Set task:
Below are some records. Copy every line in them that holds "chart".

::::::::::

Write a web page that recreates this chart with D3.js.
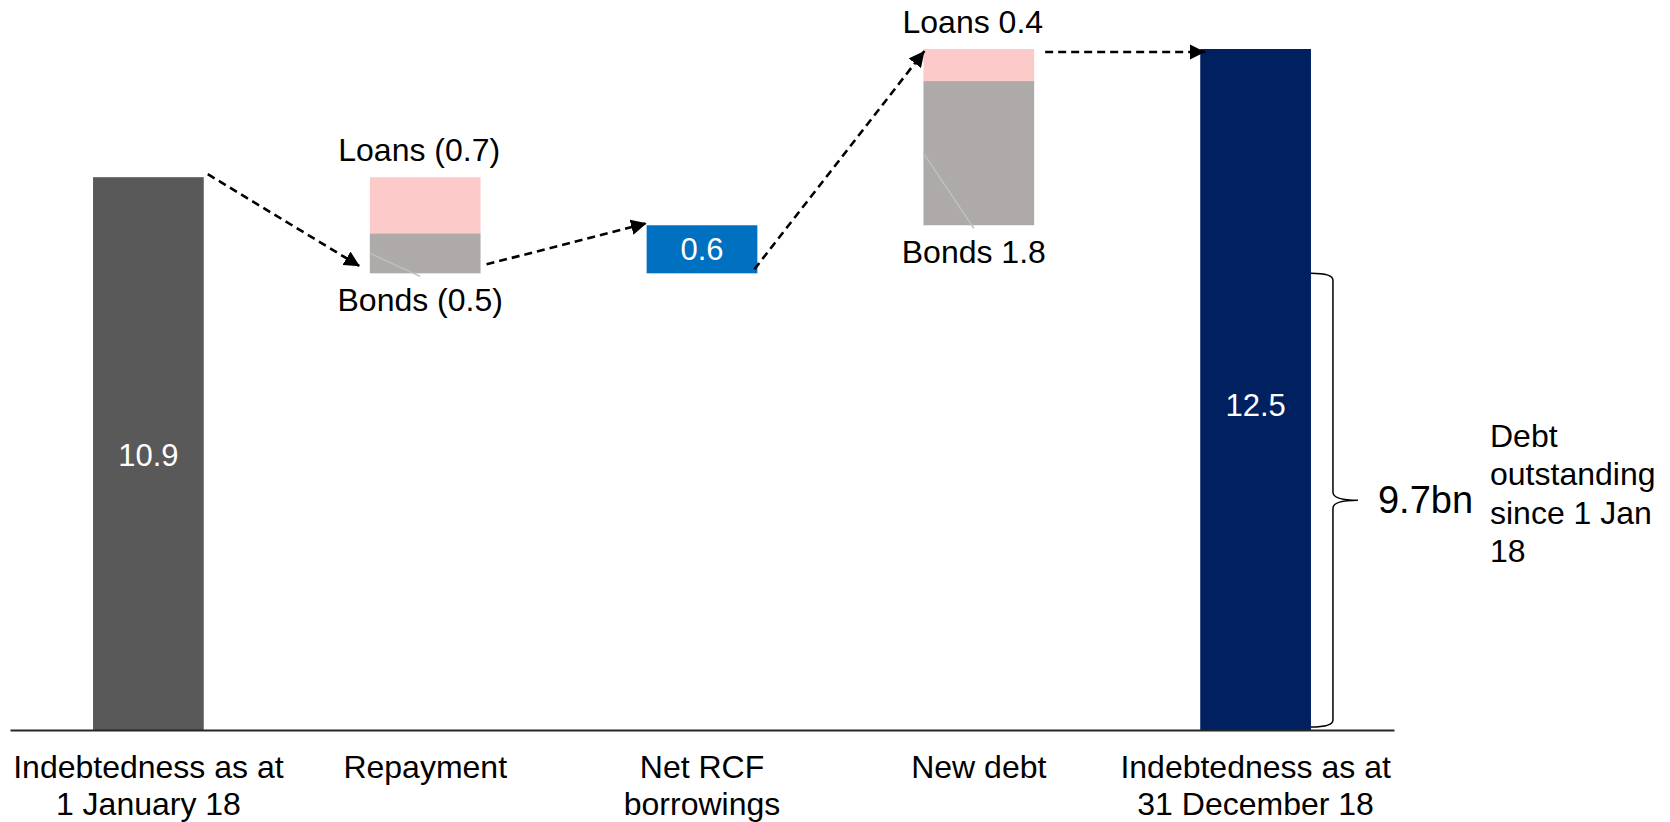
<!DOCTYPE html>
<html>
<head>
<meta charset="utf-8">
<script src="https://cdn.jsdelivr.net/npm/d3@7"></script>
<style>
  html, body { margin: 0; padding: 0; background: #ffffff; }
  svg { display: block; font-family: "Liberation Sans", Arial, Helvetica, sans-serif; }
</style>
</head>
<body>
<svg id="chart" width="1670" height="822"></svg>
<script>
// Debt bridge 2018 (EUR bn)
const categories = [
  "Indebtedness as at 1 January 18",
  "Repayment",
  "Net RCF borrowings",
  "New debt",
  "Indebtedness as at 31 December 18"
];
const categoryLines = [
  ["Indebtedness as at", "1 January 18"],
  ["Repayment"],
  ["Net RCF", "borrowings"],
  ["New debt"],
  ["Indebtedness as at", "31 December 18"]
];
const openingDebt = 10.9;
const closingDebt = 12.5;
const loanMoves = [0, -0.7, 0, 0.4, 0];
const bondMoves = [0, -0.5, 0, 1.8, 0];
const rcfMoves  = [0, 0, 0.6, 0, 0];
const axisFloor = 4;           // value axis is cut off below this level
const outstandingSinceStart = 9.7;
const outstandingLabel = "9.7bn";
const outstandingNote = ["Debt", "outstanding", "since 1 Jan", "18"];

const colors = {
  total0: "#595959",
  total1: "#002060",
  loans: "#FDCACA",
  bonds: "#AEAAAA",
  rcf: "#0070C0"
};
const fontSize = 32;

const svg = d3.select("#chart");

const x = d3.scaleBand()
  .domain(categories)
  .range([10, 1394])
  .paddingInner(0.6)
  .paddingOuter(0.3);

const y = d3.scaleLinear()
  .domain([axisFloor, closingDebt])
  .range([730, 49]);

// Build waterfall steps
const steps = [];
let level = openingDebt;
categories.forEach((c, i) => {
  if (i === 0) {
    steps.push({ cat: c, kind: "total", from: axisFloor, to: openingDebt, color: colors.total0, value: openingDebt, dy: 12 });
  } else if (i === categories.length - 1) {
    steps.push({ cat: c, kind: "total", from: axisFloor, to: closingDebt, color: colors.total1, value: closingDebt, dy: 26 });
  } else {
    const delta = loanMoves[i] + bondMoves[i] + rcfMoves[i];
    const start = level, end = level + delta;
    steps.push({ cat: c, kind: "move", from: start, to: end, loans: loanMoves[i], bonds: bondMoves[i], rcf: rcfMoves[i] });
    level = end;
  }
});

const fmtMove = v => v < 0 ? `(${d3.format(".1f")(-v)})` : d3.format(".1f")(v);

const bars = svg.append("g");
const labels = svg.append("g");

steps.forEach((s, i) => {
  const x0 = x(s.cat), w = x.bandwidth(), cx = x0 + w / 2;
  if (s.kind === "total") {
    bars.append("rect")
      .attr("x", x0).attr("width", w)
      .attr("y", y(s.to)).attr("height", y(s.from) - y(s.to))
      .attr("fill", s.color);
    const mid = (y(s.to) + y(s.from)) / 2;
    labels.append("text")
      .attr("x", cx).attr("y", mid + s.dy)
      .attr("text-anchor", "middle")
      .attr("fill", "#ffffff").attr("font-size", 31)
      .text(d3.format(".1f")(s.value));
  } else if (s.rcf !== 0) {
    const lo = Math.min(s.from, s.to), hi = Math.max(s.from, s.to);
    bars.append("rect")
      .attr("x", x0).attr("width", w)
      .attr("y", y(hi)).attr("height", y(lo) - y(hi))
      .attr("fill", colors.rcf);
    labels.append("text")
      .attr("x", cx).attr("y", (y(lo) + y(hi)) / 2 + 11)
      .attr("text-anchor", "middle")
      .attr("fill", "#ffffff").attr("font-size", 31)
      .text(fmtMove(s.rcf));
  } else {
    // bonds sit in the lower part of the step, loans above them
    const lo = Math.min(s.from, s.to);
    const bTop = lo + Math.abs(s.bonds);
    const lTop = bTop + Math.abs(s.loans);
    bars.append("rect")
      .attr("x", x0).attr("width", w)
      .attr("y", y(bTop)).attr("height", y(lo) - y(bTop))
      .attr("fill", colors.bonds);
    bars.append("rect")
      .attr("x", x0).attr("width", w)
      .attr("y", y(lTop)).attr("height", y(bTop) - y(lTop))
      .attr("fill", colors.loans);
    // leader line from the bonds segment to its label
    labels.append("line")
      .attr("x1", x0).attr("y1", y((lo + bTop) / 2))
      .attr("x2", cx - 5).attr("y2", y(lo) + 3)
      .attr("stroke", "#BFBFBF").attr("stroke-width", 1.5);
    labels.append("text")
      .attr("x", cx - 6).attr("y", y(lTop) - 16)
      .attr("text-anchor", "middle")
      .attr("fill", "#000000").attr("font-size", fontSize)
      .text(`Loans ${fmtMove(s.loans)}`);
    labels.append("text")
      .attr("x", cx - 5).attr("y", y(lo) + 38)
      .attr("text-anchor", "middle")
      .attr("fill", "#000000").attr("font-size", fontSize)
      .text(`Bonds ${fmtMove(s.bonds)}`);
  }
});

// Category axis
const axis = svg.append("g")
  .attr("transform", `translate(0,${y(axisFloor)})`)
  .call(d3.axisBottom(x).tickSize(0).tickFormat(""));
axis.select(".domain").attr("stroke", "#262626").attr("stroke-width", 2);
axis.selectAll(".tick").each(function (d) {
  const lines = categoryLines[categories.indexOf(d)];
  const t = d3.select(this).append("text")
    .attr("fill", "#000000")
    .attr("font-size", fontSize)
    .attr("text-anchor", "middle")
    .attr("font-family", "\"Liberation Sans\", Arial, sans-serif");
  lines.forEach((ln, k) => {
    t.append("tspan").attr("x", 0).attr("y", 48 + k * 37).text(ln);
  });
});

// Dashed connectors between steps
svg.append("defs").append("marker")
  .attr("id", "arrowhead")
  .attr("viewBox", "0 0 10 10")
  .attr("refX", 10).attr("refY", 5)
  .attr("markerWidth", 6).attr("markerHeight", 6)
  .attr("markerUnits", "strokeWidth")
  .attr("orient", "auto")
  .append("path").attr("d", "M0,0 L10,5 L0,10 Z").attr("fill", "#000000");

const right = c => x(c) + x.bandwidth();
const left = c => x(c);
const connectors = [
  { x1: right(categories[0]) + 4,  y1: y(steps[0].to) - 3, x2: left(categories[1]) - 10, y2: y(steps[1].to) - 7 },
  { x1: right(categories[1]) + 6,  y1: y(steps[1].to) - 9, x2: left(categories[2]),      y2: y(steps[2].to) - 2 },
  { x1: right(categories[2]) - 3,  y1: y(steps[2].from) - 4, x2: left(categories[3]) + 1, y2: y(steps[3].to) + 2 },
  { x1: right(categories[3]) + 11, y1: y(steps[3].to) + 3, x2: left(categories[4]) + 5,  y2: y(steps[4].to) + 3 }
];
svg.append("g").selectAll("line").data(connectors).join("line")
  .attr("x1", d => d.x1).attr("y1", d => d.y1)
  .attr("x2", d => d.x2).attr("y2", d => d.y2)
  .attr("stroke", "#000000").attr("stroke-width", 2.6)
  .attr("stroke-dasharray", "8,5")
  .attr("marker-end", "url(#arrowhead)");

// Brace marking debt still outstanding from the opening balance
const bx0 = right(categories[4]);
const bx1 = bx0 + 22, tip = bx0 + 47;
const bTop = y(outstandingSinceStart), bBot = y(axisFloor) - 3;
const bMid = (bTop + bBot) / 2;
svg.append("path")
  .attr("d", `M${bx0},${bTop} Q${bx1},${bTop} ${bx1},${bTop + 7}
              L${bx1},${bMid - 8} Q${bx1},${bMid} ${tip},${bMid}
              Q${bx1},${bMid} ${bx1},${bMid + 8}
              L${bx1},${bBot - 7} Q${bx1},${bBot} ${bx0},${bBot}`)
  .attr("fill", "none").attr("stroke", "#000000").attr("stroke-width", 1.5);

svg.append("text")
  .attr("x", tip + 20).attr("y", bMid + 13)
  .attr("font-size", 38).attr("fill", "#000000")
  .text(outstandingLabel);

const note = svg.append("text").attr("font-size", fontSize).attr("fill", "#000000");
outstandingNote.forEach((ln, k) => {
  note.append("tspan").attr("x", 1490).attr("y", 447 + k * 38.3).text(ln);
});
</script>
</body>
</html>
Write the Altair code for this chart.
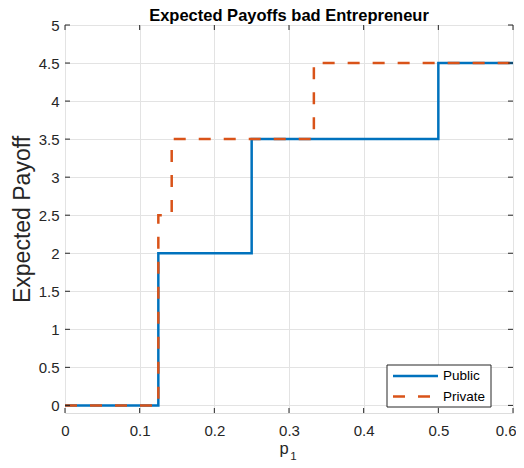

::::::::::

The answer:
Write a web page that recreates this chart with D3.js.
<svg id="chart" width="1670" height="822"></svg>
const svg = d3.select("#chart");
Write the Altair code for this chart.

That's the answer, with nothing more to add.